It’s great being a newlywed. Even though M and I have been married just a little over a year, I still enjoy spending every spare minute with him, and I feel kind of lost when he is gone. Last night was a good example of this. M left right when he got off work to drive 2 hours to his school where he is starting his Master’s program. It was his first night at school, and he gave me a hug and kiss goodbye and he walked out the door.
Don’t get me wrong, because I am really excited about him working on his Master’s degree. He is one of the most hard-working and driven people that I know. But as soon as he walked out the door, a realization came over me that things are going to be a lot different for the next year. M is going to be spending a lot of time doing homework and discussions on the computer, and I’m going to have to keep from interrupting him. We aren’t going to be able to just take off for a few days since he will be so tied to his school work. And even though he will only be gone two nights every six weeks, I suddenly felt lonely.
I have become so accustomed to M always being home in the evenings that it seemed strange when he wasn’t there. It just made me realize how quickly I had adapted to married life. But at least I have our little puggat, Roogy, around. He kept me company. And I figured there were a lot of things I could do while he was gone, like getting things lined up for my last year of school. I printed off some papers for my Biochemistry class, and then tried to figure out my student loans and I got stumped. I couldn’t do it without M. So I hit a dead end.
I tried other things to make myself occupied. I drove out to my parents, only to realize when I got there that I was driving M’s little runner car which has an “I Love My Wife” sticker on the back. That must have looked funny to the people driving behind me, especially because there is also a sticker that says “Marriage: One Man, One Woman”. I also made the mistake by taking Roogy to my parents. My brothers were playing their instruments in the garage, and Roogy was freaked out every second we were there. So that was my second flop of the night.
I got home and decided to unwind with a bath. You can’t go wrong with that, right? I got the water going, put Roogy in his kennel, and hopped in. A few seconds later, Roogy starts barking to no end. And M can attest to this: he is the disciplinarian, not me! So being I couldn’t get him to stop, I let him out. I tried to continue with my bath, but having the dog in the same room as me just wasn’t doing it for me. So yet another failed attempt to have an enjoyable night alone.
I hopped on the couch and flipped on the TV, only to see a kidnapped woman being held captive on CSI. That is not what I needed to see! I turned it off, but that was enough to be a little nervous the rest of the night about someone coming in the house. I gave up and went to bed, and I took Roogy with me. I just kept thinking about how long it had been since I had slept in a bed all by myself. I used to do it all the time before M and I were married, and it didn’t feel weird then. And now, a short year later, it felt eerie. And for some reason I started thinking about how lonely life would be without M in it. I realized how much I have come to depend on him as my husband and my friend, and a warm body in bed next to me. I knew M had a long and late drive home, and I said a prayer for him that he would make it home safely, and I drifted off to sleep. The next thing I know, M is flipping the light on in the bedroom and comes over and gives me a hug. It was 11:45pm. It felt so good to see him home.

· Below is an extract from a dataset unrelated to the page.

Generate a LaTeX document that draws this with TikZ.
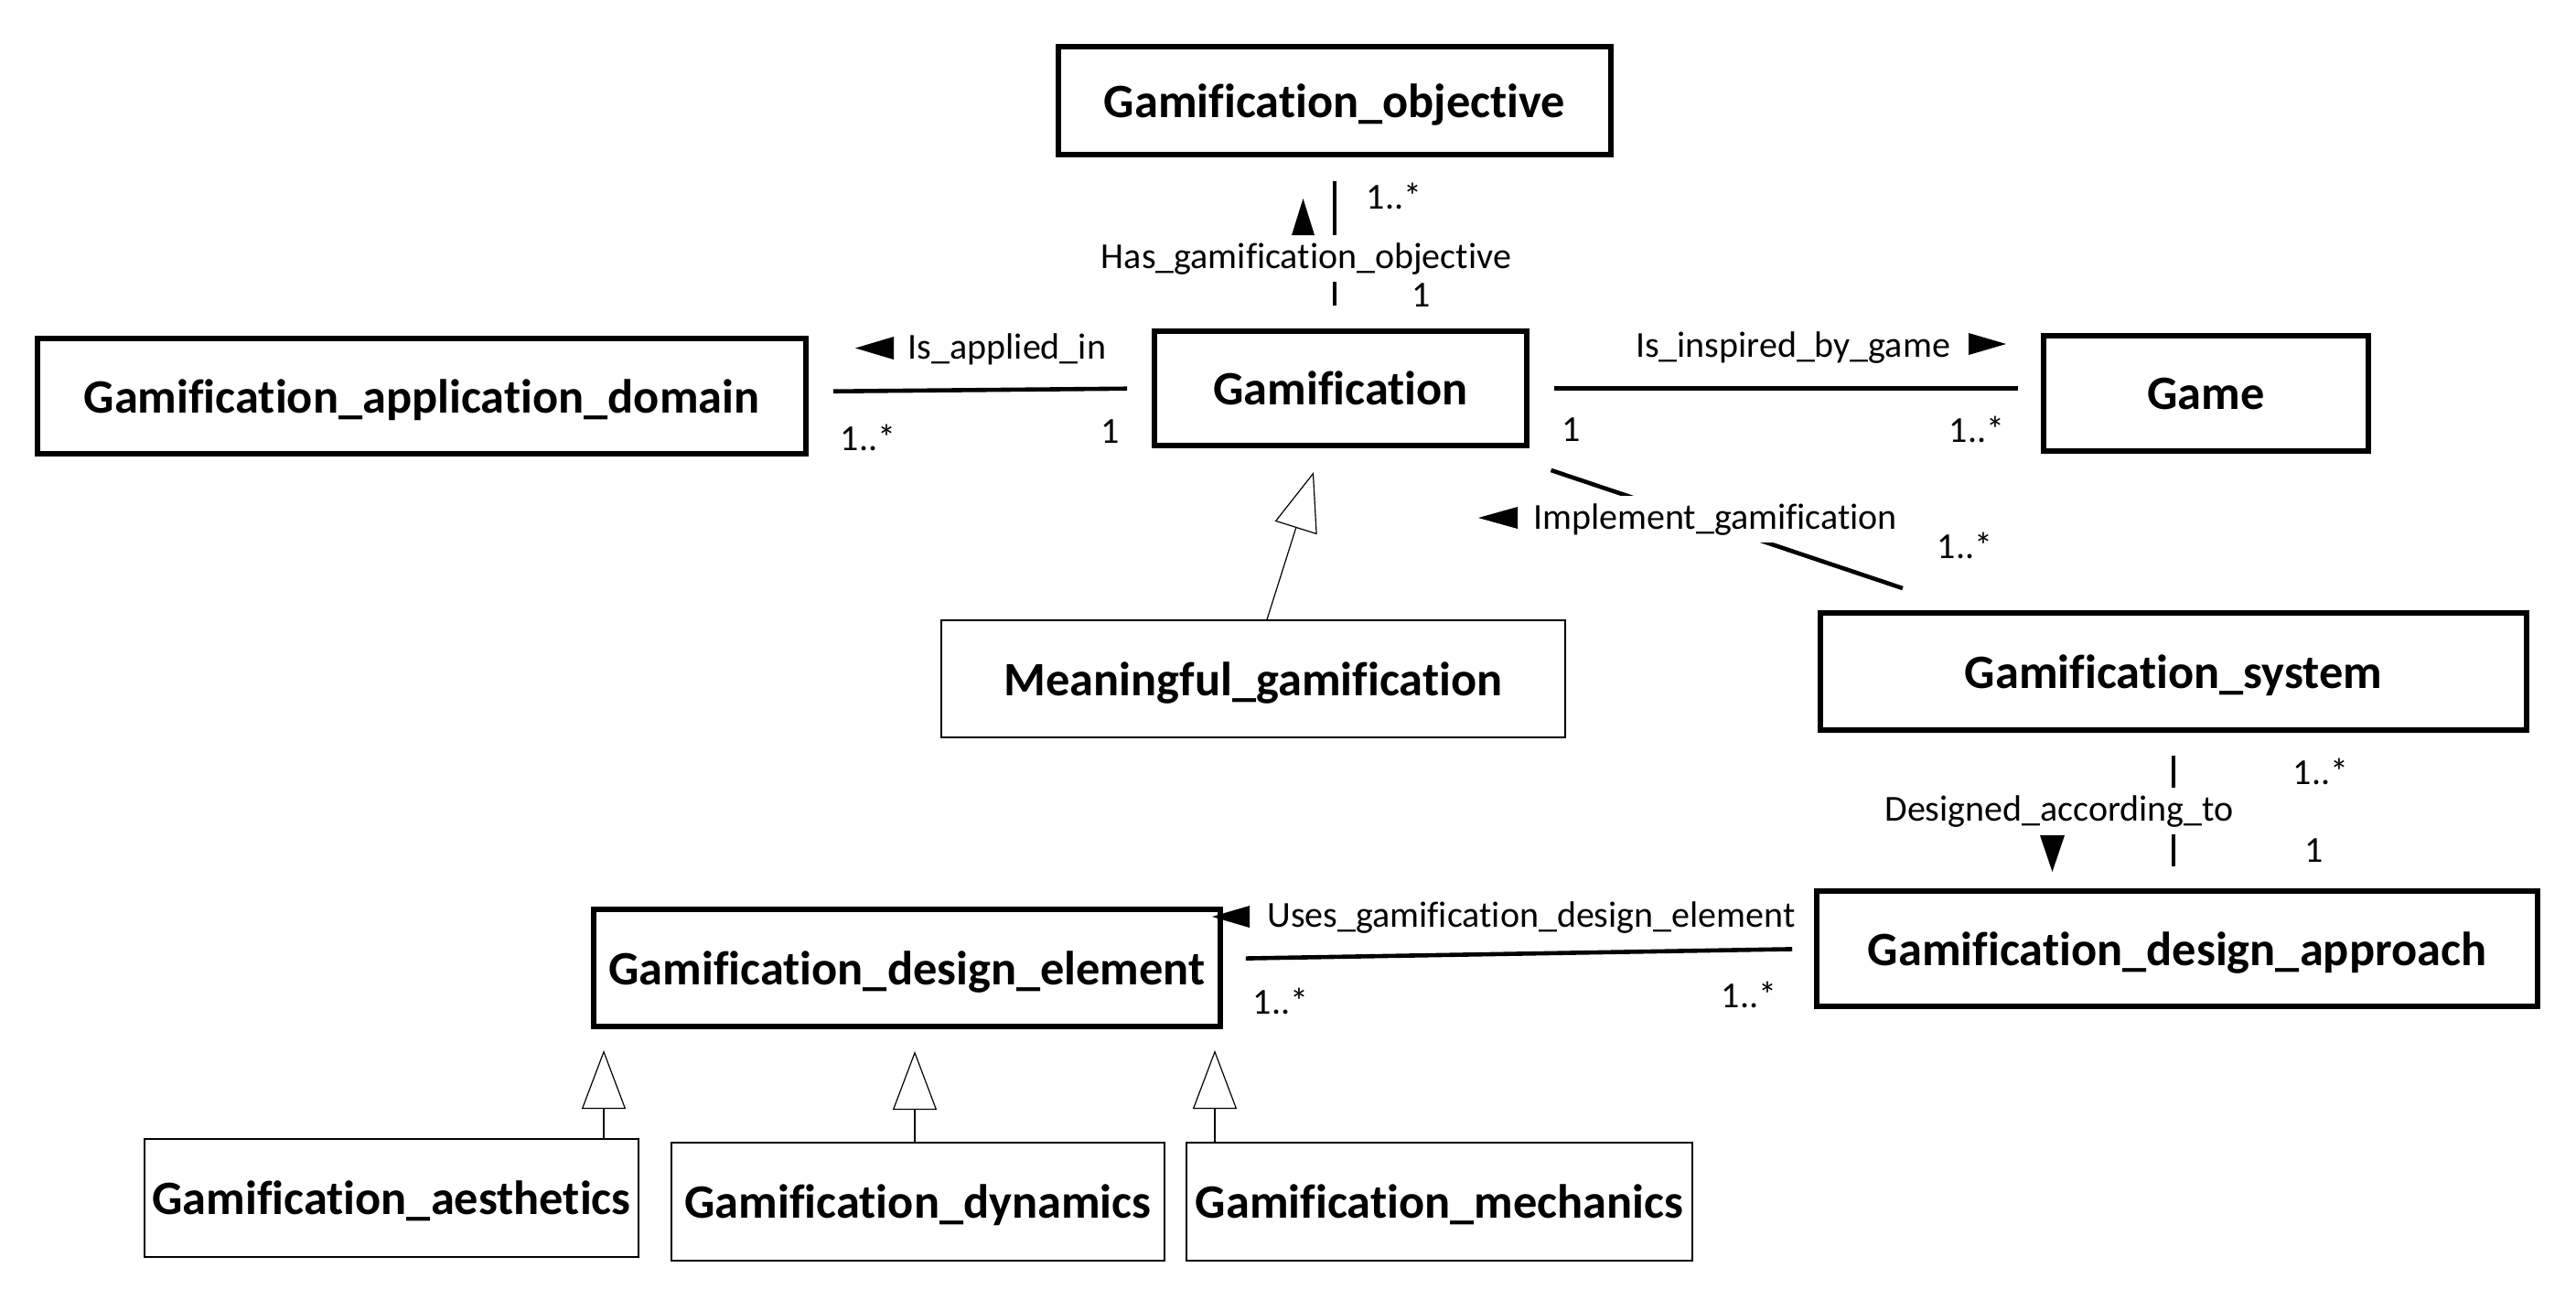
\documentclass[tikz,border=0pt]{standalone}
\usepackage{fontspec}
\setmainfont{Carlito}[Ligatures=NoCommon]
\usetikzlibrary{arrows.meta}
\tikzset{
  cls/.style={draw, line width=2.8pt, inner sep=0pt, text depth=0pt, font=\bfseries\fontsize{26.2}{31}\selectfont},
  sub/.style={cls, line width=0.8pt},
  assoc/.style={line width=2.3pt},
  lbl/.style={font=\fontsize{20}{24}\selectfont, inner sep=0pt},
  cut/.style={lbl, fill=white, inner sep=4pt},
  mult/.style={lbl},
  gen/.style={line width=0.6pt, -{Triangle[open,length=32pt,width=24pt,line width=0.6pt]}},
  dirtri/.style={fill=black}
}
\begin{document}
\begin{tikzpicture}[x=0.5pt,y=-0.5pt]
\useasboundingbox (0,0) rectangle (2816,1420);
% classes
\node[cls, minimum width=302pt, minimum height=59pt] (obj) at (1459,110) {Gamification\_objective};
\node[cls, minimum width=203.5pt, minimum height=62.5pt] (gam) at (1465.5,424.5) {Gamification};
\node[cls, minimum width=420pt, minimum height=63pt] (appdom) at (461,433) {Gamification\_application\_domain};
\node[cls, minimum width=177.5pt, minimum height=63pt] (game) at (2411.5,430) {Game};
\node[sub, minimum width=341pt, minimum height=64pt] (mean) at (1370,742) {Meaningful\_gamification};
\node[cls, minimum width=386pt, minimum height=64pt] (sys) at (2376,734) {Gamification\_system};
\node[cls, minimum width=394pt, minimum height=63pt] (appr) at (2380,1037) {Gamification\_design\_approach};
\node[cls, minimum width=342.5pt, minimum height=64pt] (elem) at (991.5,1058) {Gamification\_design\_element};
\node[sub, minimum width=270pt, minimum height=64.5pt] (aes) at (428,1309.5) {Gamification\_aesthetics};
\node[sub, minimum width=269.5pt, minimum height=64.5pt] (dyn) at (1003.5,1313.5) {Gamification\_dynamics};
\node[sub, minimum width=276.5pt, minimum height=64.5pt] (mech) at (1573.5,1313.5) {Gamification\_mechanics};

% associations
\draw[assoc, shorten <=13pt, shorten >=12.5pt] (obj.south) -- (obj.south |- gam.north);
\draw[assoc, shorten <=13.5pt, shorten >=13.5pt] ([yshift=2.5pt]appdom.east) -- (gam.west);
\draw[assoc, shorten <=13.5pt, shorten >=12.5pt] (gam.east) -- (gam.east -| game.west);
\draw[assoc, shorten <=38pt, shorten >=38pt] ([xshift=79pt]gam.south) -- ([xshift=-112pt]sys.north);
\draw[assoc, shorten <=12.5pt, shorten >=12pt] (sys.south) -- (sys.south |- appr.north);
\draw[assoc, shorten <=12.5pt, shorten >=12pt] ([yshift=5pt]elem.east) -- (appr.west);

% generalizations
\coordinate (g0) at (1436,516);
\coordinate (g1) at (660,1148);
\coordinate (g2) at (1000,1149);
\coordinate (g3) at (1328,1148);
\draw[gen] ([xshift=7.5pt]mean.north) -- (g0);
\draw[gen] (g1 |- aes.north) -- (g1);
\draw[gen] (g2 |- dyn.north) -- (g2);
\draw[gen] (g3 |- mech.north) -- (g3);

% association labels
\node[cut, anchor=base] (lobj) at (1428,293) {Has\_gamification\_objective};
\node[lbl, anchor=base] (lapp) at (1101,392) {Is\_applied\_in};
\node[lbl, anchor=base] (lins) at (1960,390) {Is\_inspired\_by\_game};
\node[cut, anchor=base] (limp) at (1875,578) {Implement\_gamification};
\node[cut, anchor=base] (ldes) at (2251,897) {Designed\_according\_to};
\node[lbl, anchor=base] (luse) at (1674,1013) {Uses\_gamification\_design\_element};

% direction triangles
\fill[dirtri] (1412,257) -- (1437,257) -- (1424.5,217) -- cycle;
\fill[dirtri] (977,368) -- (977,393) -- (935,380.5) -- cycle;
\fill[dirtri] (2152,364) -- (2152,388) -- (2193,376) -- cycle;
\fill[dirtri] (1659,554) -- (1659,578) -- (1616,566) -- cycle;
\fill[dirtri] (2230,913) -- (2257,913) -- (2243.5,953) -- cycle;
\fill[dirtri] (1366,990) -- (1366,1014) -- (1325,1002) -- cycle;

% multiplicities
\node[mult] (m1) at (1524,214) {1..*};
\node[mult] (m2) at (1554,323) {1};
\node[mult] (m3) at (949,478) {1..*};
\node[mult] (m4) at (1214,472) {1};
\node[mult] (m5) at (1718,470) {1};
\node[mult] (m6) at (2161,469) {1..*};
\node[mult] (m7) at (2148,596) {1..*};
\node[mult] (m8) at (2537,843) {1..*};
\node[mult] (m9) at (2530,930) {1};
\node[mult] (m10) at (1400,1094) {1..*};
\node[mult] (m11) at (1912,1087) {1..*};
\end{tikzpicture}
\end{document}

I feel almost silly for even admitting how lost and bored I feel when he’s not around. Maybe some may even say it’s not healthy to be that way. Yet, it’s the way I feel. Maybe it is part of being a newlywed, and maybe it will change with time. But I’m actually happy I feel that way, otherwise I would almost feel like something was wrong with our relationship if I didn’t miss him when he was gone, even just for an evening.
I take my time spent with M very seriously. M is leaving for a whole weekend soon to go to Promise Keepers, and I got asked to work the two days before he leaves. Because of my hours, this means I would barely see M for five days. I ended up picking up one of the days, just because I didn’t want to go that long without spending good time with him. And the good thing about it is that M understands it is important to me as well.
I work at an assisted-living facility, and I get told over and over again by the residents there to enjoy time together while we can and while we’re young. Most of the people living there have been without their spouses for years now, and they really see the importance of having time for each other. I just want to make sure I take their advice and keep my relationship with my husband a priority over work, and any other things that are not as important.
I’m excited to see where life takes M and I together. It’s funny how a little time apart can put things in perspective and make you realize how much your life changes when you get married to revolve around the other person. But I wouldn’t go back to life before him even if I could. And I think that’s the way it’s supposed to be.